Goal of the exercise:
Which lines fall between the line holding "Give me the" and the line holding "YAxis, Scatter, ReferenceLine", inclusive? Retype them exactly, without the pictures, and add nothing else.

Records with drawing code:
==========

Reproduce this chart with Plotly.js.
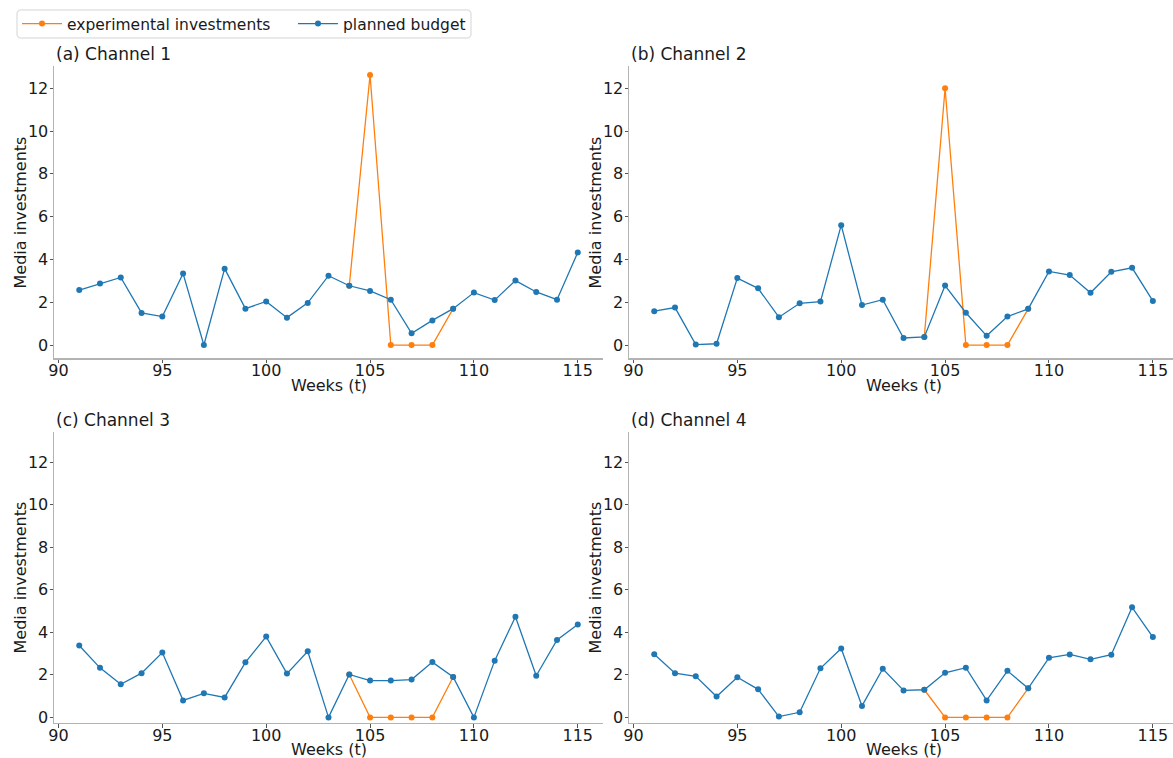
<!DOCTYPE html>
<html>
<head>
<meta charset="utf-8">
<script src="https://cdn.plot.ly/plotly-3.0.1.min.js"></script>
<style>html,body{margin:0;padding:0;background:#fff;}#chart{width:1173px;height:758px;}</style>
</head>
<body>
<div id="chart"></div>
<script>
const weeks = [91,92,93,94,95,96,97,98,99,100,101,102,103,104,105,106,107,108,109,110,111,112,113,114,115];
const expWeeks = [104,105,106,107,108,109];

const planned1 = [2.57,2.87,3.16,1.50,1.33,3.34,0.0,3.57,1.70,2.04,1.28,1.97,3.24,2.77,2.53,2.12,0.55,1.15,1.70,2.45,2.10,3.01,2.48,2.12,4.33];
const planned2 = [1.58,1.75,0.02,0.06,3.13,2.65,1.30,1.95,2.03,5.60,1.87,2.12,0.33,0.38,2.78,1.51,0.43,1.33,1.69,3.44,3.27,2.44,3.42,3.61,2.06];
const planned3 = [3.38,2.33,1.56,2.08,3.05,0.80,1.13,0.94,2.59,3.80,2.06,3.11,0.0,2.02,1.73,1.73,1.78,2.60,1.90,0.0,2.67,4.73,1.96,3.64,4.37];
const planned4 = [2.97,2.08,1.93,0.98,1.89,1.32,0.04,0.24,2.31,3.24,0.54,2.29,1.27,1.30,2.10,2.34,0.80,2.19,1.37,2.80,2.96,2.73,2.95,5.18,3.78];

const exp1 = [2.77,12.62,0,0,0,1.70];
const exp2 = [0.38,12.0,0,0,0,1.69];
const exp3 = [2.02,0,0,0,0,1.90];
const exp4 = [1.30,0,0,0,0,1.37];

const panelTitles = ["(a) Channel 1","(b) Channel 2","(c) Channel 3","(d) Channel 4"];
const xTicks = [90,95,100,105,110,115];
const yTicks = [0,2,4,6,8,10,12];
const seriesNames = ["experimental investments","planned budget"];
const xTitle = "Weeks (t)";
const yTitle = "Media investments";

const ORANGE = "#ff7f0e", BLUE = "#1f77b4";
const FONT = "DejaVu Sans, sans-serif";
const TXT = "#1a1a1a";
const W = 1173, H = 758;

const planned = [planned1,planned2,planned3,planned4];
const exps = [exp1,exp2,exp3,exp4];

const traces = [];
for (let i=0;i<4;i++){
  const ax = i===0 ? "" : String(i+1);
  traces.push({x:expWeeks, y:exps[i], type:"scatter", mode:"lines+markers",
    name:seriesNames[0], legend:"legend", showlegend:i===0,
    line:{color:ORANGE,width:1.3}, marker:{color:ORANGE,size:6},
    xaxis:"x"+ax, yaxis:"y"+ax});
}
for (let i=0;i<4;i++){
  const ax = i===0 ? "" : String(i+1);
  traces.push({x:weeks, y:planned[i], type:"scatter", mode:"lines+markers",
    name:seriesNames[1], legend:"legend2", showlegend:i===0,
    line:{color:BLUE,width:1.3}, marker:{color:BLUE,size:6},
    xaxis:"x"+ax, yaxis:"y"+ax});
}

// pixel geometry
const colL = [54.3, 602.7], colR = [629.3, 1173];
const rowT = [66, 358.3], rowB = [431.7, 722.7];
const toX = p => [p[0]/W, p[1]/W];
const toY = p => [1-p[1]/H, 1-p[0]/H];

function xaxis(domain, range, anchor){
  return {domain, range, anchor, tickvals:xTicks, ticks:"outside", ticklen:3.5, tickwidth:1,
    tickcolor:"#555", showline:true, linecolor:"#b3b3b3", linewidth:1.3, showgrid:false, zeroline:false,
    ticklabelstandoff:-6,
    tickfont:{size:16,color:TXT,family:FONT}};
}
function yaxis(domain, range, anchor){
  return {domain, range, anchor, tickvals:yTicks, ticks:"outside", ticklen:3.5, tickwidth:1,
    tickcolor:"#555", showline:true, linecolor:"#b3b3b3", linewidth:1.3, showgrid:false, zeroline:false,
    ticklabelstandoff:-2,
    tickfont:{size:16,color:TXT,family:FONT}};
}

const annotations = [];
const cols = [colL,colR,colL,colR];
const rows = [rowT,rowT,rowB,rowB];
const xTitleCenters = [329, 904, 329, 904];
for (let i=0;i<4;i++){
  annotations.push({text:panelTitles[i], xref:"paper", yref:"paper",
    x:cols[i][0]/W, y:1-(rows[i][0]-12)/H, xanchor:"left", yanchor:"middle", showarrow:false,
    font:{size:17,family:FONT,color:TXT}});
  annotations.push({text:xTitle, xref:"paper", yref:"paper",
    x:xTitleCenters[i]/W, y:1-(rows[i][1]+27)/H, xanchor:"center", yanchor:"middle", showarrow:false,
    font:{size:16,family:FONT,color:TXT}});
  annotations.push({text:yTitle, xref:"paper", yref:"paper", textangle:-90,
    x:(cols[i][0]-34)/W, y:1-((rows[i][0]+rows[i][1])/2)/H, xanchor:"center", yanchor:"middle", showarrow:false,
    font:{size:16,family:FONT,color:TXT}});
}

// rounded legend frame (pixels -> paper)
function roundRect(x0,y0,x1,y1,r){
  const px = v => (v/W).toFixed(5), py = v => (1-v/H).toFixed(5);
  return `M${px(x0+r)},${py(y0)} L${px(x1-r)},${py(y0)} Q${px(x1)},${py(y0)} ${px(x1)},${py(y0+r)} `+
         `L${px(x1)},${py(y1-r)} Q${px(x1)},${py(y1)} ${px(x1-r)},${py(y1)} `+
         `L${px(x0+r)},${py(y1)} Q${px(x0)},${py(y1)} ${px(x0)},${py(y1-r)} `+
         `L${px(x0)},${py(y0+r)} Q${px(x0)},${py(y0)} ${px(x0+r)},${py(y0)} Z`;
}

const legendCommon = {orientation:"h", yanchor:"middle", xanchor:"left", y:1-24/H,
  bgcolor:"rgba(0,0,0,0)", borderwidth:0, itemwidth:40,
  font:{size:15.5,family:FONT,color:TXT}};

const layout = {
  width:W, height:H, margin:{l:0,r:0,t:0,b:0,autoexpand:false},
  paper_bgcolor:"#fff", plot_bgcolor:"#fff",
  font:{family:FONT,color:TXT},
  showlegend:true,
  legend: Object.assign({}, legendCommon, {x:17/W}),
  legend2: Object.assign({}, legendCommon, {x:293/W}),
  shapes:[{type:"path", xref:"paper", yref:"paper", path:roundRect(17,10,471,38,4),
    line:{color:"#d4d4d4",width:1}, fillcolor:"rgba(255,255,255,0.9)", layer:"above"}],
  xaxis: xaxis(toX(colL),[89.8,116.2],"y"),
  yaxis: yaxis(toY(rowT),[-0.62,13.04],"x"),
  xaxis2: xaxis(toX(colR),[89.8,115.97],"y2"),
  yaxis2: yaxis(toY(rowT),[-0.62,13.04],"x2"),
  xaxis3: xaxis(toX(colL),[89.8,116.2],"y3"),
  yaxis3: yaxis(toY(rowB),[-0.25,13.44],"x3"),
  xaxis4: xaxis(toX(colR),[89.8,115.97],"y4"),
  yaxis4: yaxis(toY(rowB),[-0.25,13.44],"x4"),
  annotations
};

Plotly.newPlot("chart", traces, layout, {displayModeBar:false, staticPlot:true});
</script>
</body>
</html>
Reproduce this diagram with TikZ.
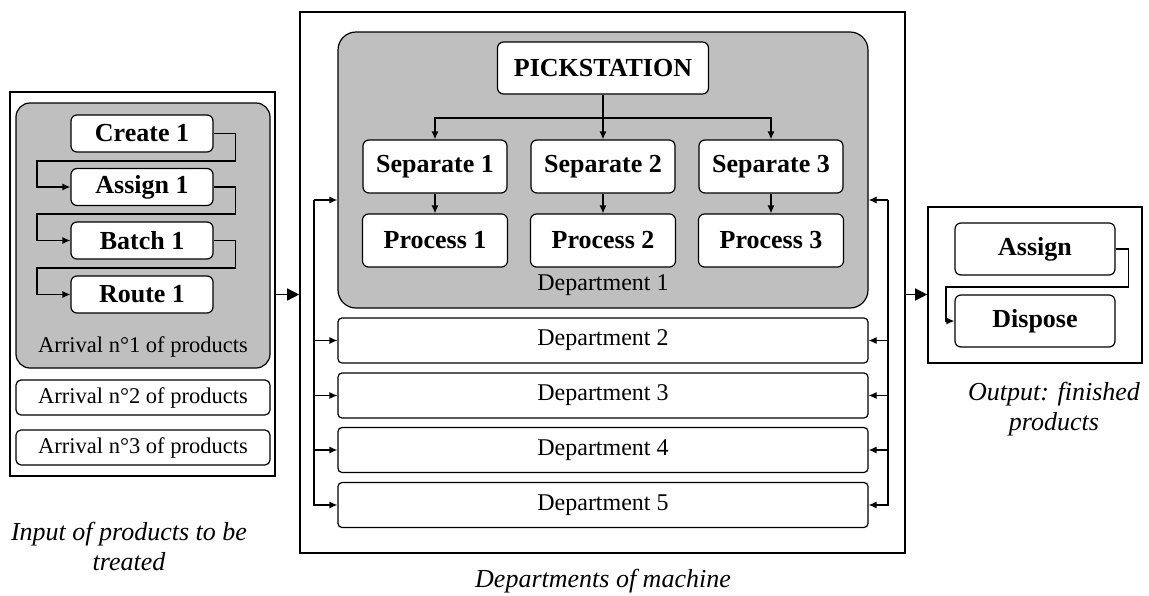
\documentclass[tikz,border=0pt]{standalone}
\usepackage{fontspec}
\setmainfont{Liberation Serif}
\usetikzlibrary{positioning}
\usetikzlibrary{arrows.meta}
\tikzset{
    box/.style=
    { % White block with a bold name
        draw,
        fill=white,
        rounded corners=6pt,
        line width=1.2pt,
        inner sep=0pt,
        font=\fontsize{26}{28}\selectfont\bfseries
    },
    panel/.style={ % Grey rounded group
        draw,
        fill=gray!50,
        rounded corners=14pt,
        line width=1.2pt,
        inner sep=0pt
    },
    frame/.style={ % Plain outer frame
        draw,
        line width=1.6pt,
        inner sep=0pt
    },
    arrival/.style={ % Small arrival bars
        draw,
        fill=white,
        rounded corners=5pt,
        line width=1.2pt,
        minimum width=254pt,
        minimum height=35pt,
        inner sep=0pt,
        font=\fontsize{22.5}{24}\selectfont
    },
    dept/.style={ % Department bars
        draw,
        fill=white,
        rounded corners=4pt,
        line width=1.2pt,
        minimum width=530pt,
        minimum height=45pt,
        inner sep=0pt,
        font=\fontsize{24}{26}\selectfont
    },
    link/.style={ % Thin connectors
        -{Latex[length=8pt,width=7pt]}, % Small filled heads
        line width=1.2pt
    },
    bigarrow/.style={ % Arrows between the three frames
        -{Triangle[length=12pt,width=12pt]},
        line width=1.4pt
    },
    note/.style={font=\fontsize{26}{30}\selectfont\itshape, align=center}
}

\begin{document}
\begin{tikzpicture}[x=1pt,y=-1pt]
\useasboundingbox (0,0) rectangle (1149,595);

% Input side
\node [frame,minimum width=265pt,minimum height=384pt] (input) at (142.5,284) {};
\node [panel,minimum width=254pt,minimum height=265pt] (arr1) at (143,235.5) {};
\node [box,minimum width=142pt,minimum height=37pt] (create1) at (142,133.5) {Create 1};
\node [box,minimum width=142pt,minimum height=37pt] (assign1) at (142,187) {Assign 1};
\node [box,minimum width=142pt,minimum height=37pt] (batch1)  at (142,240.5) {Batch 1};
\node [box,minimum width=142pt,minimum height=37pt] (route1)  at (142,294.5) {Route 1};
\node [font=\fontsize{22.5}{24}\selectfont] (arr1txt) at (143,347) {Arrival n°1 of products};
\node [arrival] (arr2) at (143,397.5) {Arrival n°2 of products};
\node [arrival] (arr3) at (143,447.5) {Arrival n°3 of products};

\foreach \a/\b/\y in {create1/assign1/161, assign1/batch1/214, batch1/route1/268}
    \draw [link] (\a.east) -- ++(22,0) |- (37,\y) |- (\b.west);

% Machine
\node [frame,minimum width=605pt,minimum height=541pt] (machine) at (602.5,282.5) {};
\node [panel,rounded corners=18pt,minimum width=530pt,minimum height=276pt] (dep1) at (603,170) {};
\node [box,minimum width=211pt,minimum height=52pt] (pick) at (603,68) {PICKSTATION};
\foreach \i/\x in {1/435,2/603,3/771}
{
    \node [box,minimum width=144pt,minimum height=53pt] (sep\i)  at (\x,166.5) {Separate \i};
    \node [box,minimum width=145pt,minimum height=53pt] (proc\i) at (\x,240.5) {Process \i};
    \draw [link] (pick.south) -- (603,118) -| (sep\i.north);
    \draw [link] (sep\i) -- (proc\i);
}
\node [font=\fontsize{24}{26}\selectfont] (dep1txt) at (603,285) {Department 1};
\foreach \i/\y in {2/340.5,3/395.5,4/450,5/505}
    \node [dept] (dep\i) at (603,\y) {Department \i};

\coordinate (lbus) at (314,200);
\coordinate (rbus) at (888,200);
\draw [link] (lbus) -- (lbus -| dep1.west);
\draw [link] (lbus) |- (dep5.west);
\draw [link] (rbus) -- (rbus -| dep1.east);
\draw [link] (rbus) |- (dep5.east);
\foreach \i in {2,3,4}
{
    \draw [link] (lbus |- dep\i.west) -- (dep\i.west);
    \draw [link] (rbus |- dep\i.east) -- (dep\i.east);
}

% Output side
\node [frame,minimum width=214pt,minimum height=156pt] (output) at (1035,285) {};
\node [box,minimum width=160pt,minimum height=52pt] (assign)  at (1035,249) {Assign};
\node [box,minimum width=160pt,minimum height=52pt] (dispose) at (1035,321) {Dispose};
\draw [link] (assign.east) -- ++(13,0) |- (946,287) |- (dispose.west);

\draw [bigarrow] (input.east |- route1) -- (machine.west |- route1);
\draw [bigarrow] (machine.east |- route1) -- (output.west |- route1);

\node [note] (intxt)  at (129,546) {Input of products to be\\treated};
\node [note] (outtxt) at (1054,409) {Output: finished\\products};
\node [note] (mtxt)   at (603,581) {Departments of machine};
\end{tikzpicture}
\end{document}
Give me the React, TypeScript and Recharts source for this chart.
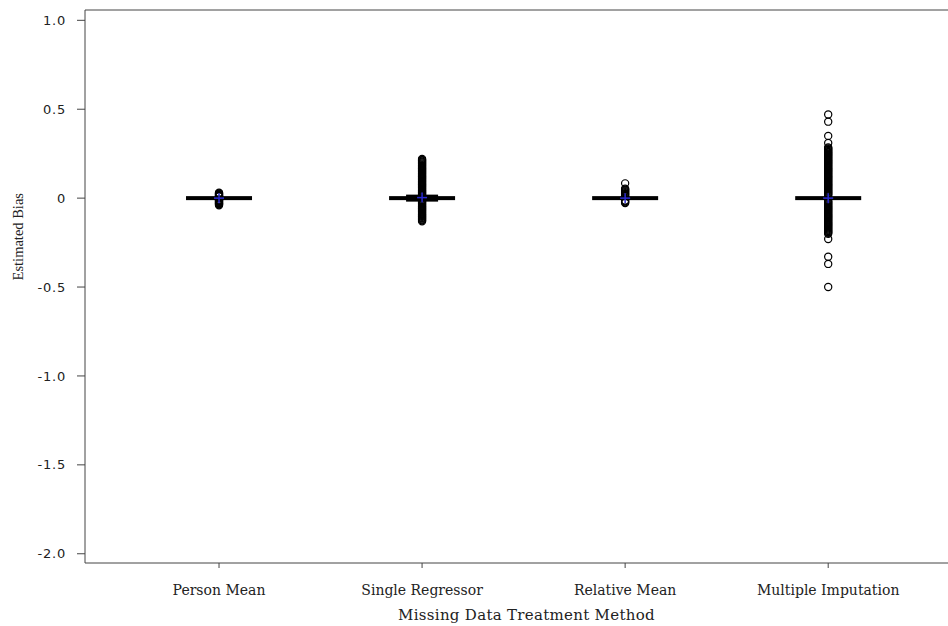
import React from 'react';
import { ComposedChart, XAxis, YAxis, Scatter, ReferenceLine } from 'recharts';

const categories = ['Person Mean', 'Single Regressor', 'Relative Mean', 'Multiple Imputation'];
const categoryPositions = [1, 2, 3, 4];
const medians = [0, 0, 0, 0];
const means = [0, 0.003, 0, 0];
const yTicks = [-2, -1.5, -1, -0.5, 0, 0.5, 1];
const yTickLabels: Record<string, string> = { '-2': '-2.0', '-1.5': '-1.5', '-1': '-1.0', '-0.5': '-0.5', '0': '0', '0.5': '0.5', '1': '1.0' };

const personMeanOutliers = [0.03, 0.027, 0.024, 0.021, 0.018, 0.015, 0.012, 0.009, -0.009, -0.012, -0.015, -0.018, -0.021, -0.024, -0.027, -0.03, -0.033, -0.036, -0.04];
const singleRegressorOutliers = [
  0.22, 0.215, 0.21, 0.205, 0.2, 0.195, 0.19, 0.185, 0.18, 0.175, 0.17, 0.165, 0.16, 0.155, 0.15, 0.145, 0.14, 0.135,
  0.13, 0.125, 0.12, 0.115, 0.11, 0.105, 0.1, 0.095, 0.09, 0.085, 0.08, 0.075, 0.07, 0.065, 0.06, 0.055, 0.05, 0.045,
  0.04, 0.035, 0.03, 0.025, 0.02, 0.015, -0.015, -0.02, -0.025, -0.03, -0.035, -0.04, -0.045, -0.05, -0.055, -0.06,
  -0.065, -0.07, -0.075, -0.08, -0.085, -0.09, -0.095, -0.1, -0.105, -0.11, -0.115, -0.12, -0.125, -0.13,
];
const relativeMeanOutliers = [0.083, 0.053, 0.048, 0.043, 0.038, 0.033, 0.028, 0.023, 0.018, 0.013, -0.013, -0.018, -0.023, -0.028];
const multipleImputationOutliers = [
  0.47, 0.43, 0.35, 0.31, 0.285, 0.28, 0.275, 0.27, 0.265, 0.26, 0.255, 0.25, 0.245, 0.24, 0.235, 0.23, 0.225, 0.22,
  0.215, 0.21, 0.205, 0.2, 0.195, 0.19, 0.185, 0.18, 0.175, 0.17, 0.165, 0.16, 0.155, 0.15, 0.145, 0.14, 0.135, 0.13,
  0.125, 0.12, 0.115, 0.11, 0.105, 0.1, 0.095, 0.09, 0.085, 0.08, 0.075, 0.07, 0.065, 0.06, 0.055, 0.05, 0.045, 0.04,
  0.035, 0.03, 0.025, 0.02, 0.015, -0.015, -0.02, -0.025, -0.03, -0.035, -0.04, -0.045, -0.05, -0.055, -0.06, -0.065,
  -0.07, -0.075, -0.08, -0.085, -0.09, -0.095, -0.1, -0.105, -0.11, -0.115, -0.12, -0.125, -0.13, -0.135, -0.14,
  -0.145, -0.15, -0.155, -0.16, -0.165, -0.17, -0.175, -0.18, -0.185, -0.19, -0.195, -0.2, -0.23, -0.33, -0.37, -0.5,
];
const outlierSets = [personMeanOutliers, singleRegressorOutliers, relativeMeanOutliers, multipleImputationOutliers];
// category with the wider inner box segment
const innerBoxCategories = [2];
const innerBoxValues = [0];

const boxData = categoryPositions.map((x, i) => ({ x, y: medians[i] }));
const innerBoxData = innerBoxCategories.map((x, i) => ({ x, y: innerBoxValues[i] }));
const meanData = categoryPositions.map((x, i) => ({ x, y: means[i] }));
const outlierData = categoryPositions.flatMap((x, i) => outlierSets[i].map((y) => ({ x, y })));

const BoxShape = (p: any) => <rect x={p.cx - 33} y={p.cy - 2} width={66} height={4} fill="#000" />;
const InnerBoxShape = (p: any) => <rect x={p.cx - 16} y={p.cy - 3.5} width={32} height={7} fill="#000" />;
const OutlierShape = (p: any) => <circle cx={p.cx} cy={p.cy} r={3.6} fill="none" stroke="#000" strokeWidth={1.2} />;
const MeanShape = (p: any) => (
  <g stroke="#2a2ad0" strokeWidth={1.5}>
    <line x1={p.cx - 5} y1={p.cy} x2={p.cx + 5} y2={p.cy} />
    <line x1={p.cx} y1={p.cy - 5} x2={p.cx} y2={p.cy + 5} />
  </g>
);

const xDomain: [number, number] = [0.34, 4.59];
const yDomain: [number, number] = [-2.052, 1.058];

export default function App() {
  return (
    <div style={{ position: 'fixed', left: 0, top: 0, width: 948, height: 626, background: '#fff' }}>
      <ComposedChart width={948} height={626} margin={{ top: 10, right: 0, bottom: 0, left: 8 }}>
        <XAxis
          xAxisId="b"
          dataKey="x"
          type="number"
          domain={xDomain}
          allowDataOverflow
          ticks={categoryPositions}
          tickFormatter={(v: number) => categories[v - 1]}
          tickSize={5}
          tickMargin={17}
          height={63}
          stroke="#444"
          tick={{ fill: '#222', fontFamily: 'DejaVu Serif', fontSize: 14 }}
          interval={0}
          label={{
            content: (p: any) => {
              const vb = p.viewBox;
              return (
                <text x={vb.x + vb.width / 2 + 10} y={vb.y + 52} textAnchor="middle" dominantBaseline="central" fontFamily="DejaVu Serif" fontSize={15} letterSpacing={0.3} fill="#222">
                  Missing Data Treatment Method
                </text>
              );
            },
          }}
        />
        <YAxis
          yAxisId="l"
          dataKey="y"
          type="number"
          domain={yDomain}
          allowDataOverflow
          ticks={yTicks}
          interval={0}
          tickFormatter={(v: number) => yTickLabels[String(v)]}
          tickSize={8}
          tickMargin={11}
          width={77}
          stroke="#444"
          tick={{ fill: '#222', fontFamily: 'DejaVu Sans', fontSize: 13, letterSpacing: 0.8 }}
          label={{
            content: (p: any) => {
              const vb = p.viewBox;
              const x = vb.x + 10;
              const y = vb.y + vb.height * 0.41;
              return (
                <text x={x} y={y} transform={`rotate(-90 ${x} ${y})`} textAnchor="middle" dominantBaseline="central" fontFamily="Liberation Serif" fontSize={14.5} fill="#222">
                  Estimated Bias
                </text>
              );
            },
          }}
        />
        <ReferenceLine xAxisId="b" yAxisId="l" y={yDomain[1]} stroke="#444" strokeWidth={1} />
        <Scatter xAxisId="b" yAxisId="l" data={boxData} shape={BoxShape} isAnimationActive={false} />
        <Scatter xAxisId="b" yAxisId="l" data={innerBoxData} shape={InnerBoxShape} isAnimationActive={false} />
        <Scatter xAxisId="b" yAxisId="l" data={outlierData} shape={OutlierShape} isAnimationActive={false} />
        <Scatter xAxisId="b" yAxisId="l" data={meanData} shape={MeanShape} isAnimationActive={false} />
      </ComposedChart>
    </div>
  );
}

==========

Result of the task:
Give me the React, TypeScript and Recharts source for this chart.
import React from 'react';
import { ComposedChart, XAxis, YAxis, Scatter, ReferenceLine } from 'recharts';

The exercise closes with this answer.